U.S. Senator Ted Cruz (R-TX) during the Reuters Washington Summit in Washington, October 24, 2013.
Jim Bourg/Reuters

It’s always 1938

Sen. Ted Cruz (R-Texas) turned to a familiar comparison to condemn international nuclear talks yesterday. “I believe we are hearing echoes of history,” the senator said. “I believe we are at a moment like Munich in 1938.”
 
Of course he does.
 
Right-wing critics of the talks have been talking like this for months, though conservatives seem to be pushing the thesis with increased vigor now that an agreement appears more likely. Last week, after Prime Minister Benjamin Netanyahu’s controversial speech to Congress, Mike Huckabee even celebrated the Israeli leader as “a Churchill in a world of Chamberlains.”
 
I’m reminded of a Peter Beinart piece from a while back.
Over the past quarter-century, there’s hardly an American or Israeli leader the Kristol-Netanyahu crowd hasn’t compared to Chamberlain. In 1985, Newt Gingrich called Reagan’s first meeting with Mikhail Gorbachev “the most dangerous summit for the West since Adolf Hitler met with Neville Chamberlain in 1938 in Munich.” When Reagan signed the Intermediate-Range Nuclear Forces Treaty, hawks took out newspaper ads declaring that “Appeasement is as unwise in 1988 as in 1938.”
 
Then, when Israel moved to thaw its own cold war with the Palestine Liberation Organization, Yitzhak Rabin assumed the Chamberlain role…. Then it was Bill Clinton. “The word that best describes Clinton administration [foreign] policy is appeasement,” explained Robert Kagan and Kristol in 1999. Then, of course, it was the opponents of war with Iraq. “The establishment fights most bitterly and dishonestly when it feels cornered and thinks it’s about to lose. Churchill was attacked more viciously in 1938 and 1939 than earlier in the decade,” wrote Kristol in a 2002 editorial, “The Axis of Appeasement.”
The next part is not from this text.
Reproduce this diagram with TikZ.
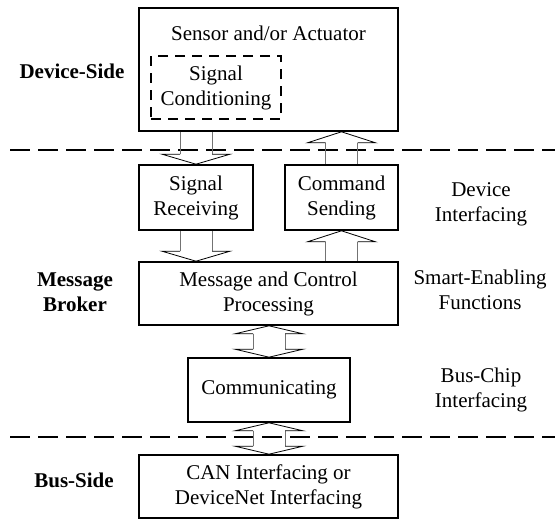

Simon Maloy had more along these lines today, taking a closer look at the right’s “ridiculous Neville Chamberlain obsession” and “all the times conservatives accused Barack Obama of appeasing the world’s many Hitlers.” It’s not a short list.
 
With this in mind, the latest nonsense from Cruz and Huckabee isn’t just wrong and offensive; it’s lazy.
 
As we discussed a while back, during the 2008 presidential race, far-right radio host Kevin James accused Obama and other Democrats of Chamberlain-like “appeasement” policies in the Middle East. When msnbc’s Chris Matthews asked James what, specifically, happened in Munich in 1938, the conservative host simply had no idea – James thought it’d be provocative to throw around buzzwords popular with the right, but he never bothered to gain even a cursory understanding of his own rhetoric.
 
It seems the political world is witnessing a repeat of the same circumstances, only this time it’s on a much larger scale. Instead of one confused radio host being exposed as ignorant on national television, we see many leading Republicans – including likely presidential candidates – following the same example, pushing a comparison they don’t understand.
 
Let’s make this plain: every attempt at diplomacy with a foreign foe is not Munch. Every enemy is not Hitler. Every international agreement is not appeasement. Every president or prime minister conservatives don’t like is not Chamberlain.
 
There’s all kinds of room for spirited debate about how best to shape U.S. policy towards Iran, but if Republicans want their concerns to be taken seriously, they’ll have to do better than this.